Detailed attack-level intelligence usually offers a promising solution by providing fine-grained details including techniques and implementation procedures. These insights can automatic the generation of detection rules, like Sigma, widely used in industry-based Security Information and Event Management (SIEM) platforms due to the fast speed.
Overview:
Input: CTI report
Step-1 (Chunking and Identification): Segment the raw reports into parts likely to contain malicious behaviors by locating Indicators of Compromise (IoCs).
Step-2 (Intention Interpreter): Leverage the LLM's in-context learning to map report chunks to techniques, guided by task-specific prompts based on MITRE ATT&CK descriptions.
Step-3 (Knowledge Enhancer): Build a vector database embedding MITRE ATT&CK descriptions for 14 tactics and 253 techniques. Use this database to augment and retrieve relevant tactics and techniques for each report chunk.

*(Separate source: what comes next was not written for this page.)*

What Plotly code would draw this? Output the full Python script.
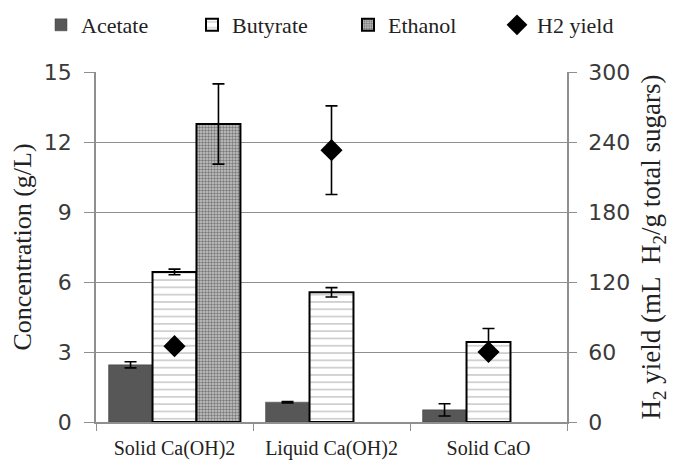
import plotly.graph_objects as go

# Pretreatment conditions
categories = ["Solid Ca(OH)2", "Liquid Ca(OH)2", "Solid CaO"]

# Metabolite concentrations (g/L) and standard deviations
acetate = [2.45, 0.85, 0.52]
acetate_err = [0.13, 0.03, 0.26]
butyrate = [6.43, 5.56, 3.43]
butyrate_err = [0.12, 0.20, 0.58]
ethanol = [12.77, None, None]
ethanol_err = [1.72, None, None]

# Hydrogen yield (mL H2 / g total sugars)
h2_yield = [65, 233, 60]
h2_err = [0, 38, 0]

SERIF = "Liberation Serif, Times New Roman, serif"
SANS = "DejaVu Sans, Verdana, sans-serif"
GRID = "#8f8f8f"
W, H = 677, 464

fig = go.Figure()

err_style = dict(type="data", color="black", thickness=1.6, width=6)

fig.add_trace(go.Bar(
    name="Acetate", x=categories, y=acetate, legend="legend",
    showlegend=True,
    error_y=dict(array=acetate_err, **err_style),
    marker=dict(color="#575757", line=dict(color="#404040", width=0.5)),
))
fig.add_trace(go.Bar(
    name="Butyrate", x=categories, y=butyrate, legend="legend2",
    showlegend=True,
    error_y=dict(array=butyrate_err, **err_style),
    marker=dict(color="white", line=dict(color="black", width=2),
                pattern=dict(shape="-", size=7.3, solidity=0.16,
                             fgcolor="#707070", bgcolor="white")),
))
fig.add_trace(go.Bar(
    name="Ethanol", x=categories, y=ethanol, legend="legend3",
    showlegend=True,
    error_y=dict(array=ethanol_err, **err_style),
    marker=dict(color="white", line=dict(color="black", width=2),
                pattern=dict(shape=".", size=3, solidity=0.5,
                             fgcolor="#2a2a2a", bgcolor="#c8c8c8")),
))
fig.add_trace(go.Scatter(
    name="H2 yield", x=categories, y=h2_yield, yaxis="y2", legend="legend4",
    showlegend=True,
    mode="markers",
    marker=dict(symbol="diamond", size=17, color="black"),
    error_y=dict(array=h2_err, **err_style),
))


def legend_box(left_px):
    # one single-entry legend per series, laid out in a row above the plot
    return dict(
        visible=True,
        orientation="h", xref="container", yref="container",
        x=left_px / W, xanchor="left", y=1 - 25 / H, yanchor="middle",
        font=dict(family=SERIF, size=22, color="#222222"),
        itemwidth=30, bgcolor="rgba(0,0,0,0)",
    )


fig.update_layout(
    width=W, height=H,
    showlegend=True,
    margin=dict(l=96, r=110, t=72, b=42, autoexpand=False),
    paper_bgcolor="white", plot_bgcolor="white",
    barmode="group", bargap=0.16, bargroupgap=0,
    font=dict(family=SERIF, size=20, color="#222222"),
    legend=legend_box(41),
    legend2=legend_box(192),
    legend3=legend_box(348),
    legend4=legend_box(497),
    xaxis=dict(
        type="category", tickson="boundaries", ticks="outside", ticklen=7,
        tickcolor=GRID, showline=True, linecolor=GRID, linewidth=1.5,
        showgrid=False, ticklabelstandoff=7, automargin=False,
        tickfont=dict(family=SERIF, size=20, color="#222222"),
    ),
    yaxis=dict(
        range=[0, 15], dtick=3, tick0=0, ticks="outside", ticklen=10,
        tickcolor=GRID, showline=True, linecolor=GRID, linewidth=1.5,
        showgrid=True, gridcolor=GRID, gridwidth=1.3, zeroline=False,
        ticklabelstandoff=8, automargin=False,
        tickfont=dict(family=SANS, size=22, color="#3a3a3a"),
        title=dict(text="Concentration (g/L)", standoff=5,
                   font=dict(family=SERIF, size=26, color="#222222")),
    ),
    yaxis2=dict(
        range=[0, 300], dtick=60, tick0=0, overlaying="y", side="right",
        ticks="outside", ticklen=8, tickcolor=GRID, showline=True,
        linecolor=GRID, linewidth=1.5, showgrid=False, zeroline=False,
        ticklabelstandoff=7, automargin=False,
        tickfont=dict(family=SANS, size=22, color="#3a3a3a"),
        title=dict(text="H<sub>2</sub> yield (mL  H<sub>2</sub>/g total sugars)",
                   standoff=12,
                   font=dict(family=SERIF, size=27, color="#222222")),
    ),
)

fig.write_html("out.html")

Step-4 (Validator): Use an additional LLM, isolated from prior context, to evaluate the entire report and filter irrelevant techniques using grounded reasoning, reducing hallucinations.
Practical Value:
To address the industry challenge of automating rule-based detection, we deployed an industry-grade tool capable of analyzing detailed attack-level intelligence and generating precise detection rules. Security analysts can also leverage this tool to assist in analysis, enhancing their efficiency. A real-world scenario (honeypot) was conducted to validate its effectiveness, demonstrating significant progress in improving detection capabilities.